## Exercise aim
Begin with the first line below and retype each line exactly through the line containing "const timeLabels = ['17". Any pictures are to be left out.

>> start Data

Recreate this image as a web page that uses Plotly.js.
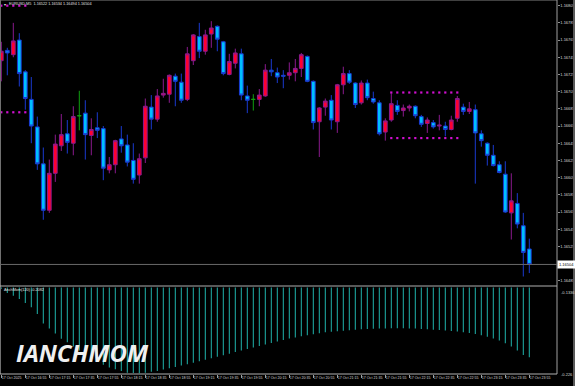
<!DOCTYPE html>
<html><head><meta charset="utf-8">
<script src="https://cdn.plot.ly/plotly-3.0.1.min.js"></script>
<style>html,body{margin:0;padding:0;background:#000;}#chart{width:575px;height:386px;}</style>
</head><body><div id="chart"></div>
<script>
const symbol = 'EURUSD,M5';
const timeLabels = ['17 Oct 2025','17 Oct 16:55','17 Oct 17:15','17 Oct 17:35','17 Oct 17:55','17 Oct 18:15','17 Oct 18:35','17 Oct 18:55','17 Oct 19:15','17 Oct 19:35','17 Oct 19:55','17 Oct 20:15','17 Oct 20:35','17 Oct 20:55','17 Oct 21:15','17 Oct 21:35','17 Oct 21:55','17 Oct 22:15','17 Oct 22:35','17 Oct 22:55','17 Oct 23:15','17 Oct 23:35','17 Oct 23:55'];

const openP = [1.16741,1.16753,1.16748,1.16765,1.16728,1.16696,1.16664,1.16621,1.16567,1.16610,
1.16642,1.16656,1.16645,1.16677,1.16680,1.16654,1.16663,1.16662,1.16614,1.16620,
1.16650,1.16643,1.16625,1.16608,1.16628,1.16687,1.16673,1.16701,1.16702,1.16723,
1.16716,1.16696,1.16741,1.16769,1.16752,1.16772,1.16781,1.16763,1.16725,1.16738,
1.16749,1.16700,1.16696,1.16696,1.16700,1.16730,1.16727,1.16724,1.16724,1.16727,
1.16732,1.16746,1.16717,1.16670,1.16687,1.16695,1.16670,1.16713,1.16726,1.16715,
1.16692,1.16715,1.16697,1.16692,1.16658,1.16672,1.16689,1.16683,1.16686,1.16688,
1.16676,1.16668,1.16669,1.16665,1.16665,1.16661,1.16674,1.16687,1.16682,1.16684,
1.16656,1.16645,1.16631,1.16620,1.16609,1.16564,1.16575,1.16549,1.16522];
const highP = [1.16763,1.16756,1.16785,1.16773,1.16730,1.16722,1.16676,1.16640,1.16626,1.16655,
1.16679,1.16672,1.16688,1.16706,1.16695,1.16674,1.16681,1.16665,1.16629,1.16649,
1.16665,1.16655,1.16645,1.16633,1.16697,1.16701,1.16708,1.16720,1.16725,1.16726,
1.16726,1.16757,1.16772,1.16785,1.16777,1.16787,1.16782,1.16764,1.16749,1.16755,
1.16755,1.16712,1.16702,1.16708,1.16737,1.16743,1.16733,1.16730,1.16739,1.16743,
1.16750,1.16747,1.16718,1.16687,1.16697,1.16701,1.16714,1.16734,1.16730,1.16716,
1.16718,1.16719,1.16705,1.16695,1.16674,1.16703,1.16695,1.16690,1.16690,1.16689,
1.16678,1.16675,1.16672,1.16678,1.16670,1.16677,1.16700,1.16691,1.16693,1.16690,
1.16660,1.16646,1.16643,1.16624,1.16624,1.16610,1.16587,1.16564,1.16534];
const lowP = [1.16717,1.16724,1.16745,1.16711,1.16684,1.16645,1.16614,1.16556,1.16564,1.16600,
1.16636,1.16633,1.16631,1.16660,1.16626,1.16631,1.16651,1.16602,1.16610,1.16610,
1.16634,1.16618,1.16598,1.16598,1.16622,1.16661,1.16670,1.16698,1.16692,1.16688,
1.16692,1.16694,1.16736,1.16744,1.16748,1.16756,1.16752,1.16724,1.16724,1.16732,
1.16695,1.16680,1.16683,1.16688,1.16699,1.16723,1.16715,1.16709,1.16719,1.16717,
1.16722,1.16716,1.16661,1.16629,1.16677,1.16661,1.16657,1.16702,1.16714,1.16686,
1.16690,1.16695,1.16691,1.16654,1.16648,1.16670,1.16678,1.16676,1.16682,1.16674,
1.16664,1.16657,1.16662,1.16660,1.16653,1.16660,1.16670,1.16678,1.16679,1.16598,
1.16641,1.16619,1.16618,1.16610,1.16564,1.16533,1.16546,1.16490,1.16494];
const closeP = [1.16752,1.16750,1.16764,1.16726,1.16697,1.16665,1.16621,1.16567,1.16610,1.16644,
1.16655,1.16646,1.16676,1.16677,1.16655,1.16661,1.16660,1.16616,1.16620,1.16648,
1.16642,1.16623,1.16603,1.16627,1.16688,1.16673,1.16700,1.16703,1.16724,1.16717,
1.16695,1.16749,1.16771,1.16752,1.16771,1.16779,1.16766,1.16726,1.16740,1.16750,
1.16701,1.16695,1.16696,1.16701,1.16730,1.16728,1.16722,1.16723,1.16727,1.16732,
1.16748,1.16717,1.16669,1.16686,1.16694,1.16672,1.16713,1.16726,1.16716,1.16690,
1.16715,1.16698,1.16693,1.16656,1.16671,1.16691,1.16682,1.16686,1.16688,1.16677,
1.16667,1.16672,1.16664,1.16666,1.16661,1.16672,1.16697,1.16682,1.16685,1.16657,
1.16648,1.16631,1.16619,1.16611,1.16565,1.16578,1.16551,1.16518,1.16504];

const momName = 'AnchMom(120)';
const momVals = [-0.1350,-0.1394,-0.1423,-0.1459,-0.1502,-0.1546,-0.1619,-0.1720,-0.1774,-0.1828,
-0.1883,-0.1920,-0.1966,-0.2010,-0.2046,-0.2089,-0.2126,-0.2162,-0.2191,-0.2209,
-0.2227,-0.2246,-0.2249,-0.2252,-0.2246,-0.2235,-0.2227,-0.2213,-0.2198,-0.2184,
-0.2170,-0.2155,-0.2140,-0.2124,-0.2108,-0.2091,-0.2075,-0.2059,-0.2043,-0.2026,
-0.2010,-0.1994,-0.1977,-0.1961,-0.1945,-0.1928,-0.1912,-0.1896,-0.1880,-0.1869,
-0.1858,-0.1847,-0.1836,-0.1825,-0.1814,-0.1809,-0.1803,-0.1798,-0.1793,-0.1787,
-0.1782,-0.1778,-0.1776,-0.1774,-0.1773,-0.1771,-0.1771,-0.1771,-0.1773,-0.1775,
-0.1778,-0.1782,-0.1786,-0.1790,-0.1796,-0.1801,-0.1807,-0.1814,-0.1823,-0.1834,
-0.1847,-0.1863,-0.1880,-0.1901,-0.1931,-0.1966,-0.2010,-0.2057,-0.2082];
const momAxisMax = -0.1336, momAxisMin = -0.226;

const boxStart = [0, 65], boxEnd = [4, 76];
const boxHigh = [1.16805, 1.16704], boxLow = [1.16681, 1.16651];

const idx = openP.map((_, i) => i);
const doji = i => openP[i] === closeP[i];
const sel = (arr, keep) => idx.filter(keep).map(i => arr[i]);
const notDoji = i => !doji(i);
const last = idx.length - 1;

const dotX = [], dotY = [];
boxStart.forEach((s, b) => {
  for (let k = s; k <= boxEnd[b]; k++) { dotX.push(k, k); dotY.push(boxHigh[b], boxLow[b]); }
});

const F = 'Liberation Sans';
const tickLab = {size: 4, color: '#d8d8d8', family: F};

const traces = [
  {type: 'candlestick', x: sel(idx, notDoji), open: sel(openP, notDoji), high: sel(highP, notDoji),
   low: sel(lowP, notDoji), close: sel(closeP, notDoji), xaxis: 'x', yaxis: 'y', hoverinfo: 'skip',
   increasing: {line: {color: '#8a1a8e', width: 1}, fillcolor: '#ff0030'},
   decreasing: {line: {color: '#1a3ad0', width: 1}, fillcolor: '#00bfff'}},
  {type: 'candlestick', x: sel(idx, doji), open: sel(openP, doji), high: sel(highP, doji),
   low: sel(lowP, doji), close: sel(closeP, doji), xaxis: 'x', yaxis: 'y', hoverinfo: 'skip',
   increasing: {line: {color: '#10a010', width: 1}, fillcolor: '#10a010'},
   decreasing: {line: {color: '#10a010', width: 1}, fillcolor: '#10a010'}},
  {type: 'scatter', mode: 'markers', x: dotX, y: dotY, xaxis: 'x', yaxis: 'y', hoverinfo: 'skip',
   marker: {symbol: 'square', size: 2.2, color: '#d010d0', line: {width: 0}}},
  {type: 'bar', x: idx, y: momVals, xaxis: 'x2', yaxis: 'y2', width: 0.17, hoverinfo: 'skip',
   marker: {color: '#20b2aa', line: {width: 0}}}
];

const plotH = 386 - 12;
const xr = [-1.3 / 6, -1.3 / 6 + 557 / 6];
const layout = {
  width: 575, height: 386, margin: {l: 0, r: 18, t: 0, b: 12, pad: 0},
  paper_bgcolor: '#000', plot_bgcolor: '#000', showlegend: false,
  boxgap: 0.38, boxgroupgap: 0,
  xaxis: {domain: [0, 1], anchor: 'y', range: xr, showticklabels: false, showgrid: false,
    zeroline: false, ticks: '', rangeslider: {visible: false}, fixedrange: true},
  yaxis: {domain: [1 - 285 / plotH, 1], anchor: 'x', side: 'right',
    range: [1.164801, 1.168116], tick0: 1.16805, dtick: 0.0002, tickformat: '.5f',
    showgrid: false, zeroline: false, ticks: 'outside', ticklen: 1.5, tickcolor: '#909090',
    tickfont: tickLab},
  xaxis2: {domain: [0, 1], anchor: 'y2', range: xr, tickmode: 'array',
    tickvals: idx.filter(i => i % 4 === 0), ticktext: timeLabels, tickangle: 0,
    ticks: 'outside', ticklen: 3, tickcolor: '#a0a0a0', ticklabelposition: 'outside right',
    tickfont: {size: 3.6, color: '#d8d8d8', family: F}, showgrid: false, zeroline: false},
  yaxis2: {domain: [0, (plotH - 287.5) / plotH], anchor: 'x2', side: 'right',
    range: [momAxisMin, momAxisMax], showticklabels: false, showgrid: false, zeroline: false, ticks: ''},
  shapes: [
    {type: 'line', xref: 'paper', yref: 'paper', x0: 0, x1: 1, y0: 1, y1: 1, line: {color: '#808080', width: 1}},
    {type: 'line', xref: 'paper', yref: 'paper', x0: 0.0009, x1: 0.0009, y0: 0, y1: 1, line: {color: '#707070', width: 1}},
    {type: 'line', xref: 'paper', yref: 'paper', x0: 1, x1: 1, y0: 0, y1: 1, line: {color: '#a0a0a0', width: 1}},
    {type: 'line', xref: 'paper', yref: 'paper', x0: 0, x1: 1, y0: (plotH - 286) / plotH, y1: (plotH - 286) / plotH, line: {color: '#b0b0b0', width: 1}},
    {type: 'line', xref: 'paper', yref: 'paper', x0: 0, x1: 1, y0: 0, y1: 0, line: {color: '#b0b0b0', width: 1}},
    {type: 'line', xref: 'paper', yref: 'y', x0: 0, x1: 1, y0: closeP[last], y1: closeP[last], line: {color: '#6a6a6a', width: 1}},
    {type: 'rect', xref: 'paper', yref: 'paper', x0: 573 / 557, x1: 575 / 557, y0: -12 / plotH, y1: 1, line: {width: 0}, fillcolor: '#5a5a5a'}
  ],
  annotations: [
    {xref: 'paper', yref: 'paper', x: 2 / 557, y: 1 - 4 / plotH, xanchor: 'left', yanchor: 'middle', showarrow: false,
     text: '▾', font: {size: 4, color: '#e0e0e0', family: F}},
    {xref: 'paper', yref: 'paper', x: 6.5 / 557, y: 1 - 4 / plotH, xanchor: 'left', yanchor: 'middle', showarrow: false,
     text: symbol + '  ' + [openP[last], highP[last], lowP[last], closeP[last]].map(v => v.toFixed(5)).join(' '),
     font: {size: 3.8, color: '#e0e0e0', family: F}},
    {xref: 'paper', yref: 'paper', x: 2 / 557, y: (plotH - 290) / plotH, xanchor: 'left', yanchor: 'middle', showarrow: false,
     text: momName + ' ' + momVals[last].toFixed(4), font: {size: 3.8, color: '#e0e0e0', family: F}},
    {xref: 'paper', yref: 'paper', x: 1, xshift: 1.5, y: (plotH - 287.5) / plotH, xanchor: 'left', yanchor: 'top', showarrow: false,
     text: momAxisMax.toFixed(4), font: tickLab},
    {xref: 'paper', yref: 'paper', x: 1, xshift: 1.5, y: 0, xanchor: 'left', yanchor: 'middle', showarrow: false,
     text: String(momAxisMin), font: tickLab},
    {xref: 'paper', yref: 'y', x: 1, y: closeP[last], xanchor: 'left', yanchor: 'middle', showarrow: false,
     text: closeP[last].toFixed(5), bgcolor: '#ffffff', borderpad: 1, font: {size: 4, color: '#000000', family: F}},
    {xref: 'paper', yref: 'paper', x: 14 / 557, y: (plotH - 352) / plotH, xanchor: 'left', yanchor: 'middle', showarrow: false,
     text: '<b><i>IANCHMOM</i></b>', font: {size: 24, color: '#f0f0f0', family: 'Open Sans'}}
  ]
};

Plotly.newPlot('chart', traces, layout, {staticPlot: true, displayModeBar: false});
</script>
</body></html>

>> end Data

## Answer for this exercise
Recreate this image as a web page that uses Plotly.js.
<!DOCTYPE html>
<html><head><meta charset="utf-8">
<script src="https://cdn.plot.ly/plotly-3.0.1.min.js"></script>
<style>html,body{margin:0;padding:0;background:#000;}#chart{width:575px;height:386px;}</style>
</head><body><div id="chart"></div>
<script>
const symbol = 'EURUSD,M5';
const timeLabels = ['17 Oct 2025','17 Oct 16:55','17 Oct 17:15','17 Oct 17:35','17 Oct 17:55','17 Oct 18:15','17 Oct 18:35','17 Oct 18:55','17 Oct 19:15','17 Oct 19:35','17 Oct 19:55','17 Oct 20:15','17 Oct 20:35','17 Oct 20:55','17 Oct 21:15','17 Oct 21:35','17 Oct 21:55','17 Oct 22:15','17 Oct 22:35','17 Oct 22:55','17 Oct 23:15','17 Oct 23:35','17 Oct 23:55'];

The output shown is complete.